How to Incorporate Flexibility within Healthcare Facilities

Josh Domingo discusses how healthcare facilities can better design an environment that allows for a more flexible operation.

By Mackenna Moralez


Healthcare facilities managers have leaned many lessons learned throughout the COVID-19 pandemic, but the hardest lesson might be the need to be flexible when facing an unknown future. With the pandemic continuing for the foreseeable future, it is essential that managers partner with design professionals in order to better elevate their level of care and help prepare for the unexpected. Josh Domingo, senior health planner and architect with HDR, discusses how architects can provide order to an ever-changing industry in his presentation during the Healthcare Facilities Summit: Maintaining Health and Safety in Healthcare Facilities on May 25. Healthcare Facilities Today spoke with Domingo ahead of his presentation on how facilities can better design flexibility within their operations.  

HFT: Why is it important that healthcare facilities remain flexible and adaptable when it comes to the design process? 

Domingo: The design process is certainly a fluid one.

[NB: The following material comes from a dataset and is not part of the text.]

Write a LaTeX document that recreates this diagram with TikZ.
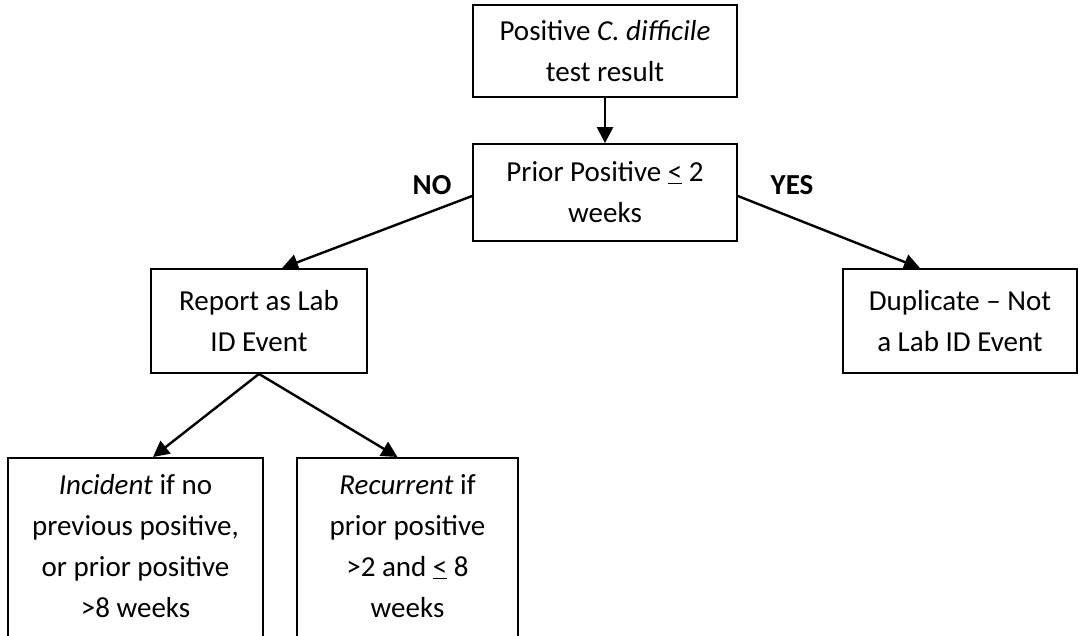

Knowing that many projects can extend over a longer period of time, it’s important for facilities to understand that certain aspects may need to change or evolve. Whether it’s a turnover of staff during the design phase or changing economic aspects, the facilities need to be able to adapt to changes that may affect the design. 

HFT: How can facilities better collaborate with designers in order to elevate their operations? 

Domingo: The collaboration process needs to happen early on in the design process. The earlier the nursing team, physicians and service line leaders can be in the room together, the better. Not only does this allow the designer to build rapport with them early. It also allows for an early, better understanding of their needs and how things can be improved upon in their new facility. 

HFT: What are some best practices that designers should follow when working on healthcare facilities? 

Domingo: Certainly that built-in flexibility. No facility knows what the future is going to look like, whether it’s a change in acuity level, innovated technology or simply growth, having built in components that set a facility up for growth is paramount. Others include ensuring that staff has a place for respite and providing them with proper amenities, providing families with a place to get away and thinking about patient satisfaction in regard to control of their environment, sound attenuation, fall prevention and infection control. 

HFT: How do designers and architects plan for the unpredictability that a healthcare facility brings? What is the best way to plan for resiliency within the building? 

Domingo: Planning around modules that can easily be replicated and building in soft spaces that could be converted to more clinical needs in the future are two ways to plan for growth success in the future. Also, recently with the COVID pandemic, we saw that many facilities were not equipped to handle a surge in patients and handle higher acuity levels within that surge. So planning early for areas for holding multiple patients and knowing it may have an effect on mechanical systems is also important. 

Mackenna Moralez is assistant editor with Healthcare Facilities Today.